In M/S Alopi Parshad & Sons Limited v. The Union of India the provision for payment of charges at a specified rate had been made in the contract between the parties and the arbitrators could not ignore the express terms of the contract stating amounts not agreed to be paid. It was observed by the Apex Court that – “Courts have no general power to absolve a party from the performance of his part of the contract merely because its performance has become onerous on account of an unforeseen turn of events.”
Similarly, in State of UP vs Patel Engineering and Co. Ltd.
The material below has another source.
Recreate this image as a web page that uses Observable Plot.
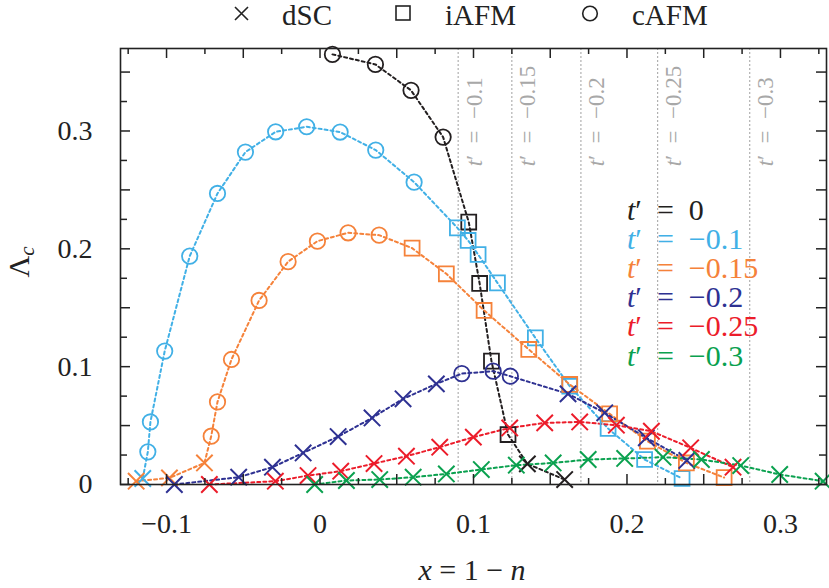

And Ors, a question arose as to whether on the basis of a modified contract that specifically excluded payments of freight charges, any claim for variation of payment of such charges could be awarded by the arbitrator. The Court held that the arbitrator had not acted within its jurisdiction in granting freight charges and the District Judge had correctly held that the award made was not sustainable as the claimant was not entitled to such freight charges. The Supreme Court correctly held as follows- – “When no provision had been made in the contract for escalation of costs and the Supplemental Agreement entered into between the parties specifically provided that the contractor would not claim any enhanced rate for the work performed during the extended period of the contract, the Arbitrator had wrongly allowed some of the claims made by the appellant on account of escalation of costs and the High Court had rightly disallowed the same.”
Therefore, the jurisprudence regarding the limits of powers of arbitrators is filled with loopholes in the Indian context. In some cases, the Supreme Court has allowed the arbitrator to make an award outside the terms of the contract. Whereas in other cases, the power of the arbitrator has been restricted.
Limits of Arbitral Jurisdiction: US Jurisprudence
There have been several arbitration cases, particularly in the USA where the Courts have struck down awards that were made by arbitrators over the terms of the contract.
In Aspic Eng’g & Constr. Co. v. ECC Centcom Constructors the United States Court of Appeals for the Ninth Circuit held that in cases where awards resolving contract claims are not based on the real terms of the contract but on the individual arbitrator’s sense of “justice” and “public policy” they can be struck down by the Courts.
It has been explained by the US Supreme Court in Stolt-Nielsen S.A. v. Animal Feeds Int’l Corp. – “The task of an arbitrator is to interpret and enforce a contract, not to make public policy,” and where it does the latter, “an arbitration decision may be vacated under §10(a)(4) of the FAA Federal Arbitration Act”
In other words, it is acceptable when the arbitrator is interpreting the contract of parties, but not when he is re-writing it.
Therefore, it is clear that the US judicial bodies, unlike their Indian counterparts, are firm that the arbitrator can only pass awards according to the terms of the contract and nothing more. Furthermore, the approach of US Courts in interpreting the powers of arbitrators is specifically different from the approach of the Supreme Court in KN Sathyapalan as there have been few cases in which the US Courts have gone outside the provisions of the contract to ascertain the liabilities of the parties in case of arbitration matters. However, in KN Sathyapalan, both the sole arbitrator and the Supreme Court had rightly compensated the claimant for being unable to complete the contract due to the fault of the other party.
Conclusion – Some Loopholes yet to be Filled
In the conclusion of this article, it is concluded by the author that the rationale behind rulings of the Indian Supreme Court regarding the said powers of the arbitrator can be listed in two points:
- In cases, where the obligation cannot be fulfilled by one party in due time limit due to certain unforeseen circumstances, which cannot be attributed to the other party, the arbitrator shall resolve the claims according to the terms of the contract only.
- In cases, where one party was unable to fulfill his obligations due to a certain act of the other party the arbitrator shall compensate the claimant even if there is no such provision given in the contract.
However, this is by no means, a rule which can be said to be backed by a judgment and there are still quite a few loopholes in this regard.
Furthermore, the judgment of KN Sathyapalan is a valuable addition to the handful of cases in which the arbitrators and Courts have gone outside the limits of their powers to endorse the legality of the arbitral awards which are not entirely confined by the terms of the contract. Although scrutiny of the Indian judiciary shows that there is no definite approach of the courts regarding awards that are not stipulated in the contract, KN Sathyapalan is a salient ruling which can be efficaciously used as a precedent in future cases in which, due to fault of one party, the other party is not able to fulfill its obligations. This ruling shall be helpful to compensate claimants even in those cases where they have suffered monetarily due to unforeseeable fault of the other party. This shall also be beneficial where one party acts in a non-complying manner just because the contract and the arbitration agreement do not take specific cognizance of such non-compliance and thus there can be no remedy according to the textbook approach of arbitrational law.